A couple of weeks ago I joined Friends of Archaeology once again for a trip to Otowi in Pueblo Canyon.
Our trip was led by Office of Archaeological Studies (OAS) archaeologist Steve Lakatos, accompanied by OAS archaeologist Chuck Hannaford, ceramicist Dean Wilson, archaeobotanist Pam McBride, and San Ildefonso Pueblo representatives Bryan and Clarice Montoya.
Otowi or Potsuwi'i (gap where the water sinks) is an ancestral Tewa village, located along the north side of Pueblo Canyon. While many folks pass by this area on the way to Los Alamos, it has not been easy to visit. It was previously part of the lands appropriated by the Federal government for the Los Alamos National Laboratories, and then it was transferred to Los Alamos County. San Ildefonso expects the area to be restored to tribal governance later this year, and then it will most likely be closed to the public.
So it was very exciting to have this chance to tour the site! It was, however, a very hot day, and we probably walked at least four miles. FOA is very good about making sure everyone carried enough water--2.5 litres (which is heavy!) Our lunches were made (including fresh-baked sandwich bread) by the Totavi Café and were excellent. (At least we didn't have to carry those!)
For a general history of the area, check out my recent Tsankawi post. (Otowi is only about two miles away from Tsankawi.)
The various ancestral sites within the canyon now consist primarily of semi-cleared areas, mounded dirt areas, and rocks that were used in construction. When these residences were built (some as early as the 13th century) they were likely not intended for permanent use, and once they were no longer lived in, they "melted" back into the ground pretty quickly. The Pajarito Plateau was abandoned by the Tewa as a residential area by 1550; most went to settle along the Rio Grande where they still live today.

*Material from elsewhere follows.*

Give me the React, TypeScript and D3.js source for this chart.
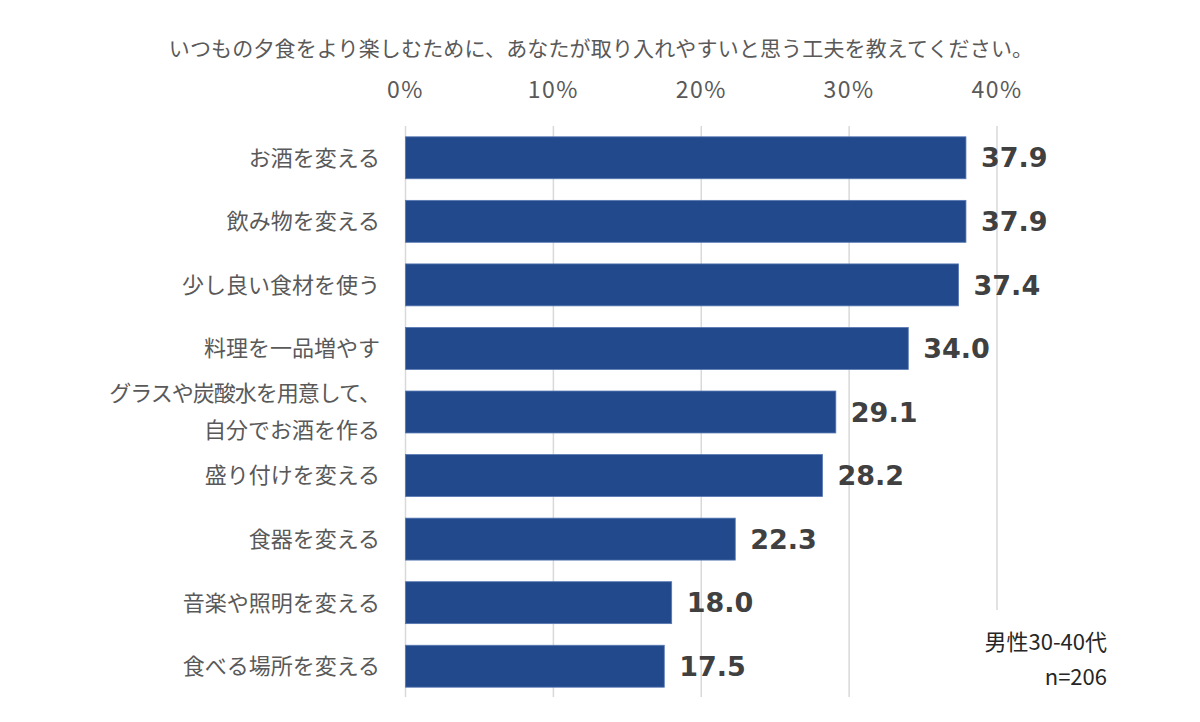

However, the area still continued to be used for hunting and worship.
The first photo above shows a pile of volcanic rock that was used in construction; the second shows the rocks that were positioned for the corner of a dwelling--still in place. There is evidence on the site of hundreds of rooms, and 10 circular kivas.
Although we did not explore the "cavates" at Otowi (as we did at Tsankawi), we got a good view of them from the canyon (see the photo above). And we saw the place where the water sinks--a running stream disappears underground (on the way to lunch, and too hot and tired to backtrack for a photo!).
2 comments:
Have you read the two books about Otowi crossing: "The Woman at Otowi Crossing" by Frank Waters and "The House at Otowi Bridge" by Peggy Pond Church? I've read both many, many years ago and enjoyed both.
Kate--I've read "The House at Otowi Bridge" which I enjoyed. You can see the remnants of the house right off the highway on the way up the canyon. It was so isolated in the book--now you could throw a stone at it from the highway.